In my personal opinion, the urbanization of the earth “continues the endless and eternal redesign of society”. One should remember that the Industrial Revolution and the Political Revolution in developed countries is accompanied by both an urbanization revolution and social reform. I should mention that it was not until the 19th and 20th centuries that sociology was born, the concept of society was invented, and various concepts such as utopia, association, community, and Japanese neighborhood association even were introduced.

Even in Japan, the notion of family changes every twenty years: feudal family, nuclear family, new family, family annihilation, bonds, share house, etc. People ask oneself which place to live, where to live, as well as who to live with. The endless transformation of society is becoming an increasingly serious issue in the 21st century.

In this sense, it is more important to have a bird’s-eye view of the Earth. We can have important barometers, such as “Global city” that Sasquia Sassen claimed its importance, “National income”, “Economic growth rate”, “Tourism” (Other Asian countries are more active than Japan), “Primary education” (until human literacy rate reaches 100%), “Birthrate”, “Smartphone penetration rate” and “Internet penetration rate”.

These, are just some examples. In order to train students to be a global citizen, we need to provide them a certain global framework and a certain world model. But how?

Finally, the third agenda is to build a network.

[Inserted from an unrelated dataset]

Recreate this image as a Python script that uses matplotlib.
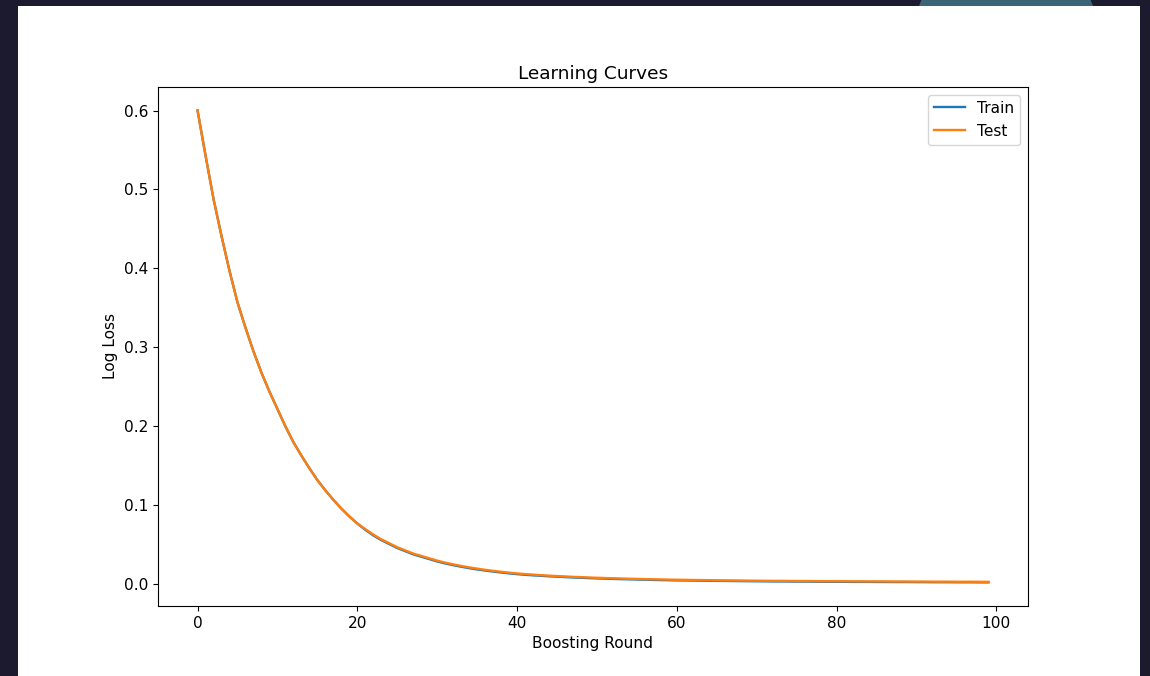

The bird’s-eye view from the satellite is certainly useful as a means. But that alone is not enough. For our faculty members, the question of how these earth images are presented to our students matters. This is because the ground which is captured through bird’s-eye on the artificial satellite inevitably leads to a double recognition; the ground that is viewed by us and the ground that we lived on. So, we must somehow connect the knowledge gained by this bird’s-eye view to the relationship between people on the ground and their everyday life.

Since our establishment, we have established numerous partnerships with universities, departments, and individuals in more than 10 countries. In line with this practice, and in order to further intensify and enrich our research and education, we aim to share our activities with oversea schools. The network is intended as an open platform for every member. That will be the basis for perceiving the Earth as the view from a global citizen.

During the formative years, students will get to know their foreign peers through this platform. As they build their career, they may begin to play an important role in their home country, and above all, they may build a fertile collaborative relationship through this foreign network.

Professor Tani proposed the “hundreds of customers” concept. It may sound optimistic but it was intended as part of the hub’s philosophy and his own aspiration. The concept is related to a “lucky cat”, a traditional votive figure that is supposed to attract a lot of luck, money, and people. While network was once built through ships and railroads, and in the present time via internet and e-mail. Though network brings people closer, but cyberspace remains merely a means to do it.

The following exchanges are expected to provide us a whole new aspect and perception of the Earth. When launching the Environmental Design Global Hub, the definitions of the words “environment” and “design,” were already self-evident. Still, the definitions of the word “globe” or “global” remain unclear. Although there’s only one globe in this universe, it is becoming ever-diverse and ever-complex, just as men and society are. In this sense, the globe is what we are.